Partly perhaps, not purely.

* Each ministry, each corporation, has its own target audience in general and for specific projects and will be guided in its advertising policy by an assessment of its own particular needs and objectives. An across-the-board decision made for all of them is not an appropriate business decision for any of them.

* Evidence is lacking that the decision was based on hard data in regard to audited circulation figures or professional analysis of advertisement impact on various types of readership. No manager worth his or her salt would make a sweeping decision of this kind without such data.

* Even if hard data is available, and one must hope it is, it would not prove the case for a total withdrawal of advertisements from one newspaper. A reduction, maybe, but total withdrawal cannot be a rational commercial decision.

* The two corporations in particular have boards of directors accustomed to base decisions on hard data meticulously presented and carefully considered. This simultaneous decision does not have board fingerprints on it.

* Account has not been taken of the fact that advertisements target very different readerships. Stabroek News's readership is not the same as that of the very popular Kaieteur News.
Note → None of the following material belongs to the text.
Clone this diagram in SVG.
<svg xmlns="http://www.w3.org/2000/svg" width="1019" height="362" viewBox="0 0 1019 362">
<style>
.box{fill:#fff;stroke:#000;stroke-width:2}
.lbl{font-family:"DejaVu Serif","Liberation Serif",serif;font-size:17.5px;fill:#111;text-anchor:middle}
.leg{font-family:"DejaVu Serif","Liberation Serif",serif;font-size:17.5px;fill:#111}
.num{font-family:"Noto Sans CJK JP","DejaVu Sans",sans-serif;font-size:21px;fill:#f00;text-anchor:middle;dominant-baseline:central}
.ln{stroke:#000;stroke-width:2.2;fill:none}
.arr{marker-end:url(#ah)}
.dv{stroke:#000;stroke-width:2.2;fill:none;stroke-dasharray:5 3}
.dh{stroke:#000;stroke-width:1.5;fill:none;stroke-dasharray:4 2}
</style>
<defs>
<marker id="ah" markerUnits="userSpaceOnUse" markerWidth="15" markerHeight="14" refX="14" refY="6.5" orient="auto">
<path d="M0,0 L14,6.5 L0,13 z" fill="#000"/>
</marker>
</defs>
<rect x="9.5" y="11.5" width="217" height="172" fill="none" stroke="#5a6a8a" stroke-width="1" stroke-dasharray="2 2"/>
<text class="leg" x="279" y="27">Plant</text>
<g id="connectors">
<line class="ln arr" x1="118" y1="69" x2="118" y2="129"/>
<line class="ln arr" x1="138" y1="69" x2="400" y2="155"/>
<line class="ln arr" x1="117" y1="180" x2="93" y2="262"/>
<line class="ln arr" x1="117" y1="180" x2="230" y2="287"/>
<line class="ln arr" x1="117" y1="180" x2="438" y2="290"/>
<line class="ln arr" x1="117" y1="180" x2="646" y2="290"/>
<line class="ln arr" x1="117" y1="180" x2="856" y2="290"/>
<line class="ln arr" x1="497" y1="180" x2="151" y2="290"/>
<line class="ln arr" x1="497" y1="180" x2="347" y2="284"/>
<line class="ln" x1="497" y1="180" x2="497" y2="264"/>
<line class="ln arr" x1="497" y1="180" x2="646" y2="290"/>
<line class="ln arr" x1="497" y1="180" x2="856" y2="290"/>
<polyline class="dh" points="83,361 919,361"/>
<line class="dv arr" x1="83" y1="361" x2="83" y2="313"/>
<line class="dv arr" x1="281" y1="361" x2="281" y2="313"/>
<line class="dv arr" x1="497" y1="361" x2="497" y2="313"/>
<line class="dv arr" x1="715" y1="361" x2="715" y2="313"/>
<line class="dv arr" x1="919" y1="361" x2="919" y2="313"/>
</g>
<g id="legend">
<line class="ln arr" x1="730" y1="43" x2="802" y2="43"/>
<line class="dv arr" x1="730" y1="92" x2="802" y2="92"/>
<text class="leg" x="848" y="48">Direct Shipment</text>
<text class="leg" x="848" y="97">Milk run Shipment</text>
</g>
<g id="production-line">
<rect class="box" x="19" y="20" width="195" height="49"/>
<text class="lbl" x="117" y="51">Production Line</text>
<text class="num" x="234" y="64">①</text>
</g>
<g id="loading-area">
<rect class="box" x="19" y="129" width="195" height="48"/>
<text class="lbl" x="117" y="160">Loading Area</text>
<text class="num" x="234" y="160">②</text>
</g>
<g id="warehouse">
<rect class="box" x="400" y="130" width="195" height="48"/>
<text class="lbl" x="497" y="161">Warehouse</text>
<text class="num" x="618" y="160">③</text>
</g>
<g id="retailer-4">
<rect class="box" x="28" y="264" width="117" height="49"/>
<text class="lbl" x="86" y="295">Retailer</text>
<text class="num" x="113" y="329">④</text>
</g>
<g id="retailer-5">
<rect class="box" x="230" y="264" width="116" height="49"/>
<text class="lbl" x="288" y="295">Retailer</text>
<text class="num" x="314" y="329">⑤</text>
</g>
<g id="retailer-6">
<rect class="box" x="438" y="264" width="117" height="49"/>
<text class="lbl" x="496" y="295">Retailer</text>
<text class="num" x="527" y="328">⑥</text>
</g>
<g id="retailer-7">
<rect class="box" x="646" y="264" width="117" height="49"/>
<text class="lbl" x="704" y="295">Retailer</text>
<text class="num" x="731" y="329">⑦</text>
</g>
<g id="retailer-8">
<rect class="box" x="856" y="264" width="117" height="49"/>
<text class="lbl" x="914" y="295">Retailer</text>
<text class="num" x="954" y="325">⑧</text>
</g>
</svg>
Stabroek News would expect to receive a significant level of advertisements based on who is likely to be reading it here and abroad - just as the Independent, the Guardian and the Financial Times in the UK attract a good amount of advertisements in the same market as mass-circulation newspapers.
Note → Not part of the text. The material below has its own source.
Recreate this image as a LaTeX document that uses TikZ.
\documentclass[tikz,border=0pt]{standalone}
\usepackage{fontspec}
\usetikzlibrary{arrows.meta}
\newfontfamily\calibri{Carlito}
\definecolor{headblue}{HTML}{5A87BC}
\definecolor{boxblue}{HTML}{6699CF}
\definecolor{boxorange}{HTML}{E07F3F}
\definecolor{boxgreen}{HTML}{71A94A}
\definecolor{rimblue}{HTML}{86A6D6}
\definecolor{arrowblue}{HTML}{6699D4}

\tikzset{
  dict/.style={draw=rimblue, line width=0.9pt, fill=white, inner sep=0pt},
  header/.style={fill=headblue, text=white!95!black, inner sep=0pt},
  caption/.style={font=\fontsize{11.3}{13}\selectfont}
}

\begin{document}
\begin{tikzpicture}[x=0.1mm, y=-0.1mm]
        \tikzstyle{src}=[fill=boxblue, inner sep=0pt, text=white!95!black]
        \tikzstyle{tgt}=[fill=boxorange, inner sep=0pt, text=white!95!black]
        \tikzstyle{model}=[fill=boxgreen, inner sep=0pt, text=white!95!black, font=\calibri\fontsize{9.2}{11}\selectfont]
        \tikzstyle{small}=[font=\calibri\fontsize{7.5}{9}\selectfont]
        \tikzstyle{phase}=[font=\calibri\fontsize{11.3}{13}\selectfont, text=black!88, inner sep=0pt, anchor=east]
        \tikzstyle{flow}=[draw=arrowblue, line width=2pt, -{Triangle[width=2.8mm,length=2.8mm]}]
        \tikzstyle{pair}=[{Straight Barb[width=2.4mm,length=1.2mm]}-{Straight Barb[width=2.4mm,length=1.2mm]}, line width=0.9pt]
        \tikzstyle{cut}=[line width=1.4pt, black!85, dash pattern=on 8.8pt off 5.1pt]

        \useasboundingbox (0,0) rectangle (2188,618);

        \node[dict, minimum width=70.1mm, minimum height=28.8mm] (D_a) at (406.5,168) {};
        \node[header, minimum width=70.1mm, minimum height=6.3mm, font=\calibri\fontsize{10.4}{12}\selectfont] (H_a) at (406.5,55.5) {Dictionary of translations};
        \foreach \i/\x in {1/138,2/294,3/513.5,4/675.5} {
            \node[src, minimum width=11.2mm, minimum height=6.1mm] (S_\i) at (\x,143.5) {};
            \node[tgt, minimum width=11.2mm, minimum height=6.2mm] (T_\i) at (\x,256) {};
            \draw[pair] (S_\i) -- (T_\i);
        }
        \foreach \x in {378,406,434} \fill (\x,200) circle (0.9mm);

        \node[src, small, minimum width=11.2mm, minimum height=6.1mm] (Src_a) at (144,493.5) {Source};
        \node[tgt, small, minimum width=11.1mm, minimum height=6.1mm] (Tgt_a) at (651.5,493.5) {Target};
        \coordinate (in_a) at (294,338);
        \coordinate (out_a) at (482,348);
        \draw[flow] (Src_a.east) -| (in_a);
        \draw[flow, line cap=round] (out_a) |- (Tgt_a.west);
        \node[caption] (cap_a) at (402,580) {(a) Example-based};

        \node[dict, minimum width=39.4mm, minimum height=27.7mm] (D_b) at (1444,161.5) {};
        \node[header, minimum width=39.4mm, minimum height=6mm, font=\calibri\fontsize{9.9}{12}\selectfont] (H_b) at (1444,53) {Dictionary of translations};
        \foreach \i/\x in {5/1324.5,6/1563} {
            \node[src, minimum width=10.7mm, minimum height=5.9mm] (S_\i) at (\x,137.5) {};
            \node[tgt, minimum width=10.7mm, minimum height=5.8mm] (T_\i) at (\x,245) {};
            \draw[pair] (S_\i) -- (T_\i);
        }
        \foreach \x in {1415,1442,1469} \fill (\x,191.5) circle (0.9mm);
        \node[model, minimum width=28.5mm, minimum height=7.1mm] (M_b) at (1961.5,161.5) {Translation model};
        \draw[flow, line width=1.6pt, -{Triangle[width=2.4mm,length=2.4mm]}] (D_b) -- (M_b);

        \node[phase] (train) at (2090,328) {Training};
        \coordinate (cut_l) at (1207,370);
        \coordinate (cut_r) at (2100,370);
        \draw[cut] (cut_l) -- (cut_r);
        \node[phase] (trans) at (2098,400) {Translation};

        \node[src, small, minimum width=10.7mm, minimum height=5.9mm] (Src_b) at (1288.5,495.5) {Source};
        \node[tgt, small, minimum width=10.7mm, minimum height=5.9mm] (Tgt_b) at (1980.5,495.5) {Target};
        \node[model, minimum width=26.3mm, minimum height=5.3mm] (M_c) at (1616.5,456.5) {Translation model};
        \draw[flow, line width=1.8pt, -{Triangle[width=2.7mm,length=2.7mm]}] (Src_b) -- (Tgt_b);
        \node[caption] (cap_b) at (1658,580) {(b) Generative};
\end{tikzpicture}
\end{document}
* If value for taxpayer's money is the overwhelming consideration, it is hard to understand why Stabroek News is singled out for withdrawal and the Chronicle and the Mirror are unaffected. "Traditional" advertising in the state and party papers would need to come under similar rigorous scrutiny.
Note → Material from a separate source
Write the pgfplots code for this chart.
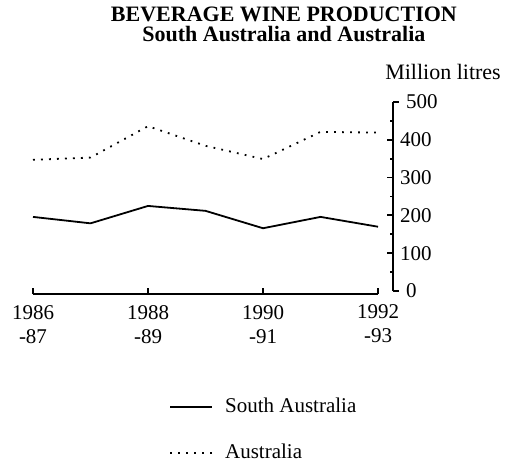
\documentclass[border=0pt]{standalone}
\usepackage{fontspec}
\setmainfont{Liberation Serif}
\usepackage{pgfplots}
\pgfplotsset{compat=1.18}
\newcommand\fs{\fontsize{10.5}{12}\selectfont}
\begin{document}
\begin{tikzpicture}
\useasboundingbox (-16.5pt,-83.5pt) rectangle (239.5pt,147pt);
\begin{axis}[
  scale only axis, width=180pt, height=96pt,
  at={(0pt,0pt)}, anchor=south west,
  xmin=1986, xmax=1992.26, ymin=-8, ymax=500,
  axis x line=bottom, axis y line=right,
  axis line style={line width=0.9pt},
  x axis line style={-, shorten >=7.5pt},
  y axis line style={-, shorten <=1.5pt},
  xtick={1986,1988,1990,1992},
  xticklabels={{1986\\-87},{1988\\-89},{1990\\-91},{1992\\-93}},
  x tick label style={align=center, font=\fs, yshift=-2pt},
  y tick label style={font=\fs},
  ytick={100,200,300,400},
  minor ytick={50,150,250,350,450},
  extra y ticks={0,500},
  extra y tick style={tick align=outside},
  tick align=inside,
  major tick length=3pt, minor tick length=1.6pt,
  tick style={line width=0.9pt, black},
  /pgf/number format/assume math mode=true,
  clip=false,
  legend cell align=left,
  legend style={at={(0.361,-0.50)}, anchor=north west, draw=none, fill=none,
    row sep=10pt, font=\fs},
  legend image code/.code={\draw[#1] (0pt,0pt) -- (21pt,0pt); \path (25pt,0pt);},
]
\addplot[black, line width=0.9pt] coordinates {(1986,196)(1987,179)(1988,225)(1989,212)(1990,166)(1991,196)(1992,170)};
\addlegendentry{South Australia}
\addplot[black, line width=0.9pt, dash pattern=on 0.9pt off 3.1pt] coordinates {(1986,347)(1987,353)(1988,436)(1989,384)(1990,349)(1991,421)(1992,419)};
\addlegendentry{Australia}
\node[align=center, font=\bfseries\fontsize{11}{10}\selectfont] at (rel axis cs:0.697,1.404) {BEVERAGE WINE PRODUCTION\\South Australia and Australia};
\node[font=\fontsize{11}{12}\selectfont] at (rel axis cs:1.139,1.156) {Million litres};
\end{axis}
\end{tikzpicture}
\end{document}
These arguments are sufficient to make it understandable why a number of Guyanese, regional and international agencies, commentators and individuals doubt the reason given for the removal of advertisements from Stabroek News and suspect a political, and therefore more worrying, directive. Their concern has caused enough bad publicity to affect Guyana's image. A low-level business decision having such an effect would normally lead to a higher-level political review. That no such review has yet taken place is bound to increase suspicion that the original decision was not in fact a low-level business one. This government has a good record of maintaining a free, even a very free, press and media. The decision to withdraw advertisements from Stabroek News is not an "attack on press freedom" in the generally applied sense of censorship of content, strong-arm threats to the safety of editors and journalists, crude intimidation of one kind or another, denial of the means to publish, actual closure of presses. But the decision creates unease that there may be more, and perhaps worse, to come.

What has happened raises the question of perception. In a democracy the use of state purse or power against critics, however unfair such critics may be conceived to be, must absolutely be avoided. When it is not what may just be an ill-tempered swipe at a perceived adversary can easily be seen as an assault on treasured principle.

Gordon Hewart's famous warning in a 1923 English court that in case after case it is a proven fact that "justice should not only be done but should manifestly and undoubtedly be seen to be done" applies not only to justice but to freedom too. Freedom of the press must not only be preserved but manifestly and undoubtedly be seen to be preserved.